Louisiana Purchase 1903 Gold Dollars

Louisiana Purchase 1903 Gold Dollars

On March 3, 1901 President William McKinley signed legislation calling for a Centennial Exhibition in St Louis to celebrate the one hundredth anniversary of the Louisiana Purchase in 1803.  Unfortunately he would never see the celebration he called for because on Sept 1st at the Pan-American Exhibition, McKinley fell to an assassin’s bullet, dying thirteen days later.

It took until June 28th 1902 before Congress got around to passing an appropriation of five million dollars to pay for the exhibition.  Included in that bill was a clause calling for two hundred and fifty thousand dollars worth of the appropriation to be paid out in commemorative gold dollars. The coins were to be dated 1903 in keeping with the centennial and the opening of the exhibition that year.  Then like most such grand events, things couldn’t get done on time so the Centennial celebration of the Louisiana Purchase of 1803 was held 101 years later from April to December 1904.

Chief Engraver Charles Barber designed the coin.
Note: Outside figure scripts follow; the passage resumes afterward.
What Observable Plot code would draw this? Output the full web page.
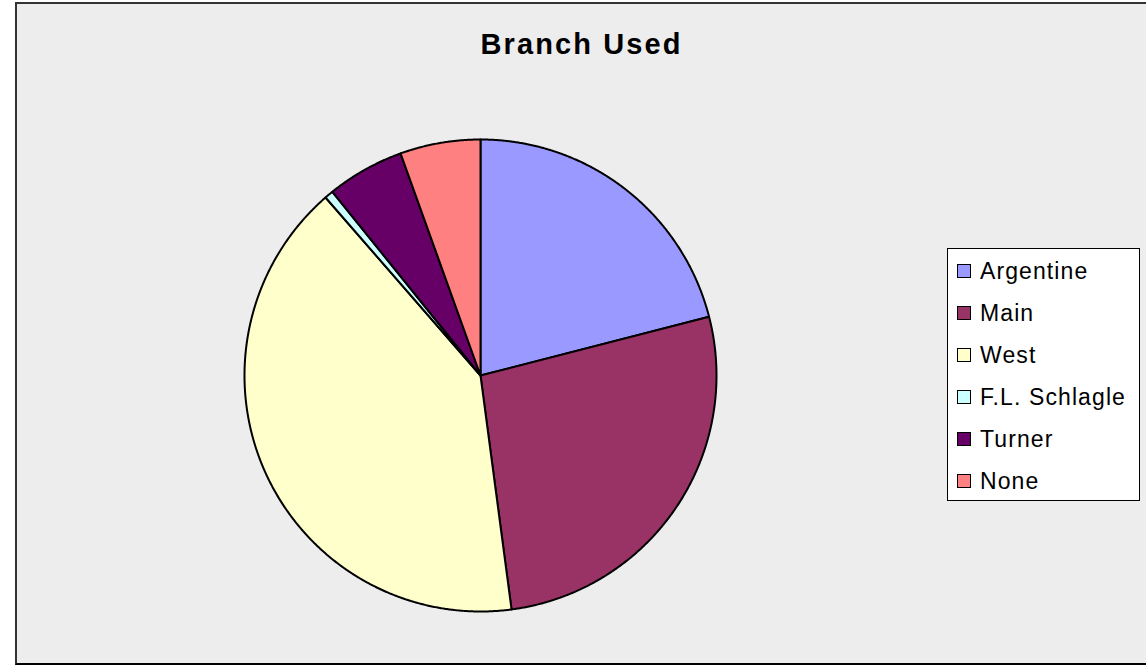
<!DOCTYPE html>
<html>
<head>
<meta charset="utf-8">
<script src="https://cdn.jsdelivr.net/npm/d3@7"></script>
<script src="https://cdn.jsdelivr.net/npm/@observablehq/plot@0.6"></script>
<style>
  html, body { margin: 0; padding: 0; background: #ffffff; }
  body { width: 1146px; height: 665px; position: relative; overflow: hidden; font-family: "Liberation Sans", Arial, sans-serif; }
  #frame { position: absolute; left: 15px; top: 2px; width: 1140px; height: 659px; background: #EDEDED;
           border-left: 2px solid #333; border-top: 2px solid #333; border-bottom: 2px solid #000; }
  #title { position: absolute; left: 0; width: 1163px; top: 28px; text-align: center; font-size: 29px; font-weight: bold; letter-spacing: 2.1px; color: #000; }
  #chart { position: absolute; left: 240px; top: 134.5px; }
  #legend { position: absolute; left: 947px; top: 248px; width: 193px; height: 253px; background: #fff; border: 1px solid #000; box-sizing: border-box; }
  .row { position: absolute; left: 9px; height: 26px; display: flex; align-items: center; font-size: 23px; letter-spacing: 1.1px; color: #000; white-space: nowrap; }
  .sw { width: 12px; height: 12px; border: 1px solid #000; margin-right: 9px; flex: none; }
</style>
</head>
<body>
<div id="frame"></div>
<div id="title">Branch Used</div>
<div id="chart"></div>
<div id="legend"></div>
<script>
const categories = ["Argentine", "Main", "West", "F.L. Schlagle", "Turner", "None"];
const values = [21.0, 26.9, 40.7, 0.6, 5.3, 5.5];
const colors = ["#9999FF", "#993366", "#FFFFCC", "#CCFFFF", "#660066", "#FF8080"];

const R = 236;
const total = d3.sum(values);
const pts = [];
let acc = 0;
categories.forEach((name, i) => {
  const a0 = acc / total * 2 * Math.PI;
  acc += values[i];
  const a1 = acc / total * 2 * Math.PI;
  pts.push({name, x: 0, y: 0});
  const n = Math.max(2, Math.ceil((a1 - a0) / 0.005));
  for (let k = 0; k <= n; k++) {
    const a = a0 + (a1 - a0) * k / n;
    pts.push({name, x: R * Math.sin(a), y: R * Math.cos(a)});
  }
  pts.push({name, x: 0, y: 0});
});

const plot = Plot.plot({
  width: 480, height: 480,
  margin: 0,
  x: {domain: [-240, 240], axis: null},
  y: {domain: [-240, 240], axis: null},
  color: {domain: categories, range: colors},
  style: {background: "transparent", overflow: "visible"},
  marks: [
    Plot.line(pts, {x: "x", y: "y", z: "name", fill: "name", stroke: "#000", strokeWidth: 2, strokeLinejoin: "round"})
  ]
});
document.getElementById("chart").appendChild(plot);

const legend = document.getElementById("legend");
categories.forEach((name, i) => {
  const row = document.createElement("div");
  row.className = "row";
  row.style.top = (9 + i * 42) + "px";
  const sw = document.createElement("div");
  sw.className = "sw";
  sw.style.background = colors[i];
  const t = document.createElement("span");
  t.textContent = name;
  row.appendChild(sw);
  row.appendChild(t);
  legend.appendChild(row);
});
</script>
</body>
</html>
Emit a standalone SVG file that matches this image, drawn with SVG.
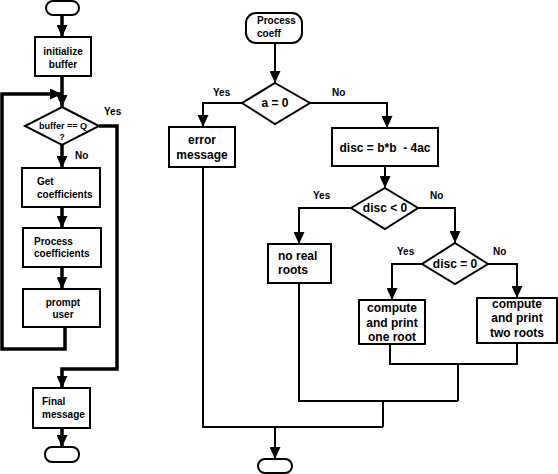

The reverse was quite simple and in fitting with Barber’s talents.  In a circle around the outer rim is the inscription LOUISIANA PURCHASE EXHIBITION ST LOUIS.  In the center the denomination One Dollar is spelled out in two lines at the top and the centennial dates 1803-1903 are in two lines at the bottom.  A small olive branch serves to separate the two inscriptions. The obverse is simply the legend UNITED STATES OF AMERICA arching over a bust.  The bust was to be that of Thomas Jefferson, the President at the time of the purchase.  For some reason though two different obverses were created.  Although there is no official documentation ordering it to be done, half of the coins were struck with the Jefferson bust and the other half with a bust of William McKinley.

In December 1902 the first 75,000 coins were struck with the balance of the authorized mintage being coined in January 1903.  They were offered for sale for $3 apiece but sales were terribly slow.  There was, as of yet, no exhibition for it to be a souvenir of, the official presentation case was just a pasteboard box with some cotton wadding in it.  But mainly the price was higher than the average person could afford to pay for a souvenir, not to mention twice as much if they wanted both of them.  The $6 price was roughly the equivalent of a weeks pay for the average person.  To try and move more of the coins several gimmicks were used.  They were bundled with souvenir ¼ and ½ “Louisiana Gold” tokens with the tokens being half price.  Once the exhibition finally opened they were sold mounted as stickpins, broaches, bracelet charms, or in spoons.  All of them mountings had the coin solder into the holders, but they were also sold with an assortment of mounting that would allow the coin to be removed.

Despite all the gimmicks, sales were bad.  In fact they were worse than bad, they were horrible.  At the end of the exhibition after almost two years of sales, only 35,000 coins were sold.  The two different types were sold in roughly equal numbers so 17,500 of each design existed and the rest of the dollars went back to the mint or melting.  Even those figures are too high though because many of the coins wound up in those soldered mounting permanently damaging if not destroying the coin.